31 December, 2008

centering [it was spoken in a word today] for 2009.

[and then, i stumbled upon this]


Centering [excerpt]

“But how are we to love when we are stiff and numb and disinterested? How are we to transform ourselves into limber and soft organisms lying open to the world at the quick? By what process and what agency do we perform the Great Work, transforming lowly materials into gold? Love, like its counterpart Death, is a yielding at the center. Not in the sentiment. Nor in the genitals. Look deep into my eyes and see the love-light. Figured forth in intelligent cooperation, sensitive congeniality, physical warmth. At the center the love must live. One gives up all that one has for this. This is the love that resides in the self, the self-love, out of which all love pours. The fountain, the source. At the center. One gives up all the treasured sorrow and self-mistrust, all the precious loathing and suspicion, all the secret triumphs of withdrawal. One bends in the wind. There are many disciplines that strengthen one’s athleticism for love. It takes all one’s strength. And yet it takes all one’s weakness too. Sometimes it is only by having all one’s so called strength pulverized that one is weak enough, strong enough, to yield. It takes that power of nature in one which is neither strength nor weakness but closer perhaps to virtu, person, personalized energy. Do not speak about strength and weakness, manliness and womanliness, aggressiveness and submissiveness. Look at this flower. Look at this child. Look at this rock with lichen growing on it. Listen to this gull scream as he drops through the air to gobble the bread I throw and clumsily rights himself in the wind. Bear ye one another’s burdens, the Lord said, and he was talking law. Love is not a doctrine, Peace is not an international agreement. Love and peace are beings who live as possibilities in us.”


- Mary Caroline Richards

29 December, 2008

at thirty-four [and contemplating what it means to die]
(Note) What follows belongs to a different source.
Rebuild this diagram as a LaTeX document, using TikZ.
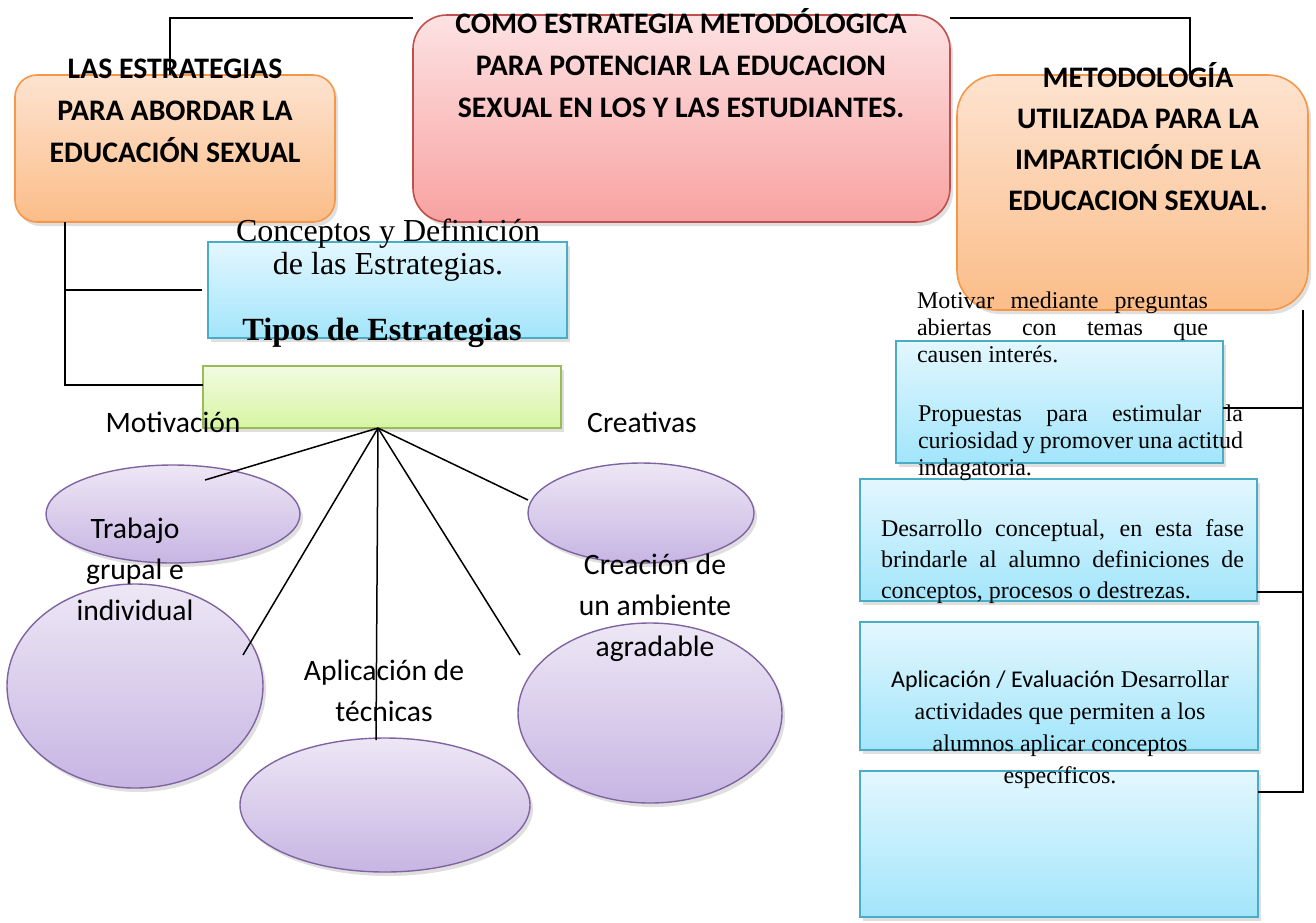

Gestalt at Sixty [excerpt]

I am not ready to die,
But I am learning to trust death
As I have trusted life.
I am moving
Toward a new freedom
Born of detachment,
And a sweeter grace—
Learning to let go.

I am not ready to die,
But as I approach sixty
I turn my face toward the sea.
I shall go where tides replace time,
Where my world will open to a far horizon.

Over the floating, never-still flux and change.
I shall go with the changes,
I shall look far out over golden grasses
And blue waters....

There are no farewells.

Praise God for His mercies,
For His austere demands,
For His light
And for His darkness.

- May Sarton

28 December, 2008

so. me.

The Straightener

Even as a boy I was a straightener.
On a long table near my window
I kept a lantern, a spyglass, and my tomahawk.

Never tomahawk, lantern and spyglass.
Always lantern, spyglass, tomahawk.
You cold never tell when you would need them,
but that was the order you would need them in.

On my desk: pencils at attention in a cup,
foreign coins stacked by size,

a photograph of my parents facing me,
and under the blotter with its leather corners,
a note from a girl I was fond of.

These days, it’s cans of soup in the pantry –
no, not alphabetical, it’s not like that –
just stacked in a pyramid beside
the white candles lying in rows like logs of wax.

And if I can avoid phoning my talkative aunt
on her eighty-something birthday,
or doing my taxes

I will measure with a ruler the space
between the comb and the brush on the dresser.
the distance between the shakers of salt and pepper.

And I will devote as much time as it takes
to line up my shoes in the closet,
pair by pair, in chronological order

or according to my degree of affection for them
if I can put off having to tell you, dear,
what I really think and what I now must do.